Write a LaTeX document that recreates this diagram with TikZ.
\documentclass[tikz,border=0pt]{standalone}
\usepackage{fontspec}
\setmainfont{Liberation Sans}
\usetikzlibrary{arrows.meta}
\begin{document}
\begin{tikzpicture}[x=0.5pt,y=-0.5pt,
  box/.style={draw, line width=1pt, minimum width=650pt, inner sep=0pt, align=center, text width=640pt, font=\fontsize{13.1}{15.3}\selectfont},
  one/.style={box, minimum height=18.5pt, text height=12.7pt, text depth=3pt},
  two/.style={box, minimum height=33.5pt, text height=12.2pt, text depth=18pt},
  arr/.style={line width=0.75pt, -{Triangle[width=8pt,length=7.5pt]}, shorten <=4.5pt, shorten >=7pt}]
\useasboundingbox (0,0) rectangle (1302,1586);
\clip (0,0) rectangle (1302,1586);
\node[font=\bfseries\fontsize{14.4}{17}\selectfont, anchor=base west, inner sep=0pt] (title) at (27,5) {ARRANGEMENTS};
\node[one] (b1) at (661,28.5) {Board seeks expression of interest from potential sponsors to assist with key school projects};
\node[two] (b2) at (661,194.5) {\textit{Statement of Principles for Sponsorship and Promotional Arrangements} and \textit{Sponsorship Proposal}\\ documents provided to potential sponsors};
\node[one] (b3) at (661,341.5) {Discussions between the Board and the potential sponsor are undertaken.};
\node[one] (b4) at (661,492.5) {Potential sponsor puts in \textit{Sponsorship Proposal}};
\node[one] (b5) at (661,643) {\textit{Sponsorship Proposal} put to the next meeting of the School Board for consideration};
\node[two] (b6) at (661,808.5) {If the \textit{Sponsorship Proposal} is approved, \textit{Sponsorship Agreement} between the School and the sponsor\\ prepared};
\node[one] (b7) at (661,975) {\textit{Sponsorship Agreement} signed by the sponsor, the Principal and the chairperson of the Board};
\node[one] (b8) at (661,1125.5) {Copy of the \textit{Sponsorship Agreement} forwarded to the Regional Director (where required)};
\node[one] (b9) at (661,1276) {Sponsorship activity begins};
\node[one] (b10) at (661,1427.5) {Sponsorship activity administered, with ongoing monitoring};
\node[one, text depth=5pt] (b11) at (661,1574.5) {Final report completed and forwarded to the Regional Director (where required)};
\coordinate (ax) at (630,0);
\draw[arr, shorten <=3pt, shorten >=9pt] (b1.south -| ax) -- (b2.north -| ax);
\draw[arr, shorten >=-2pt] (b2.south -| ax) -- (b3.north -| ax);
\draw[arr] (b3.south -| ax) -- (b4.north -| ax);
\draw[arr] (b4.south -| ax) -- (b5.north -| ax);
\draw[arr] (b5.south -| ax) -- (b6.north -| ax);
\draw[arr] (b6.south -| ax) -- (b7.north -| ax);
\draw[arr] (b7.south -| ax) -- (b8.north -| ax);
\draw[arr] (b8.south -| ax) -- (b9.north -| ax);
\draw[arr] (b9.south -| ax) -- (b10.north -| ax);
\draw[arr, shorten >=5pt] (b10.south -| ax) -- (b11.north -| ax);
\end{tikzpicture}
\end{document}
--
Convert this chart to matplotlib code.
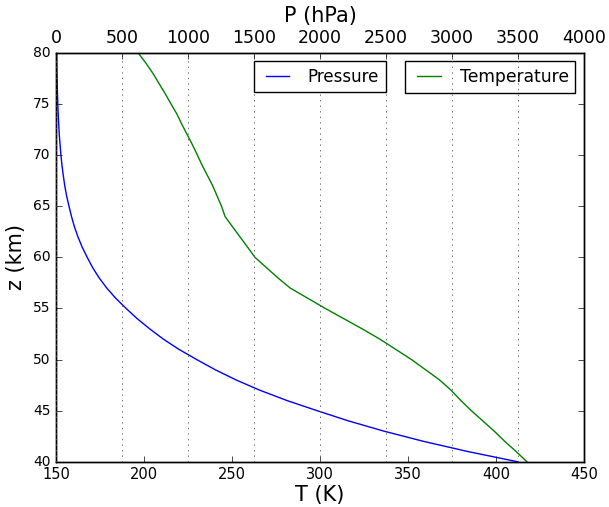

**WORK TO DO:**
Copy all lines from the listing that contain "with".

**WRITTEN RESPONSE:**
Write a LaTeX document that recreates this diagram with TikZ.
\node[one] (b1) at (661,28.5) {Board seeks expression of interest from potential sponsors to assist with key school projects};
\node[one] (b10) at (661,1427.5) {Sponsorship activity administered, with ongoing monitoring};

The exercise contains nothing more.